The latest 5-year retail treasury bonds (RTBs) from the Philippine Bureau of Treasury have a coupon rate of 5.5%. The Pag-IBIG MP2 Savings program has a yield of around 5-6% as well. Should I dump REITs and just invest in these safe government bonds instead?

It’s probably not a fair comparison. Like comparing apples to oranges, bonds are not REITs and REITs are not bonds. But given the title of this post, let’s do the exercise anyway.
When should we invest in government bonds? These instruments are best for money that will be used in the medium term, around 5 years. In this timeframe, you really cannot afford to lose the principal. The preservation of capital will supersede whatever income you may get so you shouldn’t risk it in the stock market and by extension, in REITs. RTBs are issued by the government and are considered very safe. Likewise, the PagIBIG MP2 Savings are also guaranteed by the government.
In terms of yield, the market will price REITs in a way that it will have higher yields compared to government bonds – to reflect the fact that it carries more risk. At the moment, REITs have a yield of 6-8%. Should government bond yields continue to move up, then RIET yields will also move up. This is achieved by REITs’ stock price falling – a REIT’s dividend yield moves opposite to its price.

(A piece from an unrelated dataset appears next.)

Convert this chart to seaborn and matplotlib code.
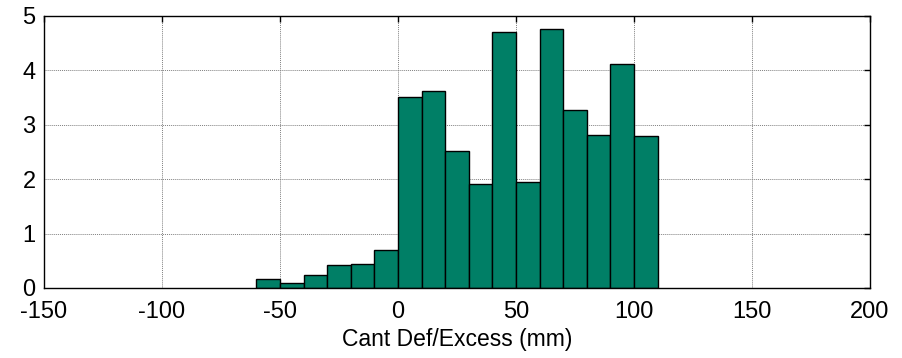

Seeing red on your brokerage account is not a pleasant experience. That is why as an investor, one must have clear objectives on why you invested in REITs. It is money that you would not need in the short or medium term. If you did, better keep it in cash or as mentioned above, in government bonds. We cannot predict the interest rate cycle, so we cannot predict the price movement of REITs either. However, money that is invested for the long term can afford to ride the ups and downs of the market. Better yet, and this is my personal objective for investing money in REITs, it is capital that I will not touch for the very long term (20+ years). I consider my REIT investments as the goose that lays the proverbial golden eggs. So why will I sell (kill) the goose in the first place given that the whole reason I’m into REITs is for passive income. Given this rationale, the price movement of REITs should not matter. What is important is accumulating more stocks of REITs that are able to consistently grow their dividends year after year. As an example, Ayala’s AREIT managed to increase their 2021 dividends per share (DPS) by 34% compared to the previous year and its 2022 DPS is estimated to be 15% higher than 2021. Another example: MREIT’s 2022 DPS is estimated to be 11% higher than 2021.
Going back to the comparison, once you purchase government bonds, the yield you receive is the same until maturity. With PagIBIG MP2, the yield will vary every year. It may move up or down but do not expect a considerable increase because PagIBIG will never charge high interest rates to its borrowers. Afterall, its mandate is to make home ownership achievable for Filipinos.